◆ Exercise directions ◆
Every line of the material is to be quoted verbatim, minus the pictures.

━━━━━ Information supplied

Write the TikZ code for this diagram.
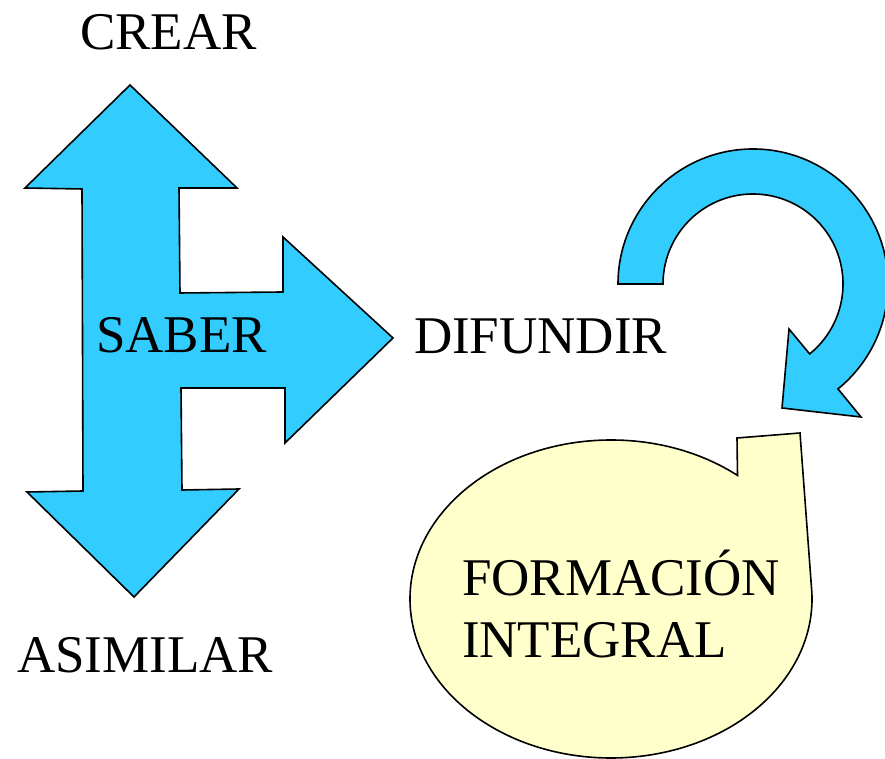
\documentclass[tikz,border=0pt]{standalone}
\usepackage{fontspec}
\setmainfont{Liberation Serif}
\usetikzlibrary{calc}
\definecolor{arrowblue}{HTML}{33CCFF}
\definecolor{bubbleyellow}{HTML}{FFFFCC}
\begin{document}
\begin{tikzpicture}[x=1pt,y=1pt,
  shapeblue/.style={fill=arrowblue,draw=black,line width=1.6pt,line join=miter},
  shapeyellow/.style={fill=bubbleyellow,draw=black,line width=1.6pt},
  bigtext/.style={inner sep=0pt,outer sep=0pt,font=\fontsize{53}{62}\selectfont}]
\clip (0,0) rectangle (885,759);
\fill[white] (0,0) rectangle (885,759);

% cross-shaped arrow
\draw[shapeblue] (130,674) -- (237,571) -- (179,571) -- (180,466) -- (283,467)
  -- (283,522) -- (393,421) -- (285,316) -- (285,371) -- (181,371) -- (182,269)
  -- (239,270) -- (134,162) -- (27,267) -- (83,268) -- (82,570) -- (25,571) -- cycle;

% curved arrow
\coordinate (cc) at (753,475);
\draw[shapeblue] ($(cc)+(180:135)$) arc[start angle=180,end angle=-51,radius=135]
  -- (861,342) -- (782,351) -- (789,430)
  -- ($(cc)+(-51:90)$) arc[start angle=-51,end angle=180,radius=90] -- cycle;

% speech bubble
\coordinate (bc) at (611,160);
\draw[shapeyellow] ($(bc)+(51:201 and 159)$)
  arc[start angle=51,end angle=364,x radius=201,y radius=159]
  -- (800,326) -- (737,321) -- cycle;

\node[bigtext,anchor=base west] (crear) at (80,709) {CREAR};
\node[bigtext,anchor=base west] (saber) at (96,406) {SABER};
\node[bigtext,anchor=base west] (difundir) at (414,405) {DIFUNDIR};
\node[bigtext,anchor=base west] (asimilar) at (17,86) {ASIMILAR};
\node[bigtext,anchor=base west] (formacion) at (462,163) {FORMACIÓN};
\node[bigtext,anchor=base west] (integral) at (462,101) {INTEGRAL};
\end{tikzpicture}
\end{document}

━━━━━━━━━━

◆ Exercise result ◆
Write the TikZ code for this diagram.
\documentclass[tikz,border=0pt]{standalone}
\usepackage{fontspec}
\setmainfont{Liberation Serif}
\usetikzlibrary{calc}
\definecolor{arrowblue}{HTML}{33CCFF}
\definecolor{bubbleyellow}{HTML}{FFFFCC}
\begin{document}
\begin{tikzpicture}[x=1pt,y=1pt,
  shapeblue/.style={fill=arrowblue,draw=black,line width=1.6pt,line join=miter},
  shapeyellow/.style={fill=bubbleyellow,draw=black,line width=1.6pt},
  bigtext/.style={inner sep=0pt,outer sep=0pt,font=\fontsize{53}{62}\selectfont}]
\clip (0,0) rectangle (885,759);
\fill[white] (0,0) rectangle (885,759);

% cross-shaped arrow
\draw[shapeblue] (130,674) -- (237,571) -- (179,571) -- (180,466) -- (283,467)
  -- (283,522) -- (393,421) -- (285,316) -- (285,371) -- (181,371) -- (182,269)
  -- (239,270) -- (134,162) -- (27,267) -- (83,268) -- (82,570) -- (25,571) -- cycle;

% curved arrow
\coordinate (cc) at (753,475);
\draw[shapeblue] ($(cc)+(180:135)$) arc[start angle=180,end angle=-51,radius=135]
  -- (861,342) -- (782,351) -- (789,430)
  -- ($(cc)+(-51:90)$) arc[start angle=-51,end angle=180,radius=90] -- cycle;

% speech bubble
\coordinate (bc) at (611,160);
\draw[shapeyellow] ($(bc)+(51:201 and 159)$)
  arc[start angle=51,end angle=364,x radius=201,y radius=159]
  -- (800,326) -- (737,321) -- cycle;

\node[bigtext,anchor=base west] (crear) at (80,709) {CREAR};
\node[bigtext,anchor=base west] (saber) at (96,406) {SABER};
\node[bigtext,anchor=base west] (difundir) at (414,405) {DIFUNDIR};
\node[bigtext,anchor=base west] (asimilar) at (17,86) {ASIMILAR};
\node[bigtext,anchor=base west] (formacion) at (462,163) {FORMACIÓN};
\node[bigtext,anchor=base west] (integral) at (462,101) {INTEGRAL};
\end{tikzpicture}
\end{document}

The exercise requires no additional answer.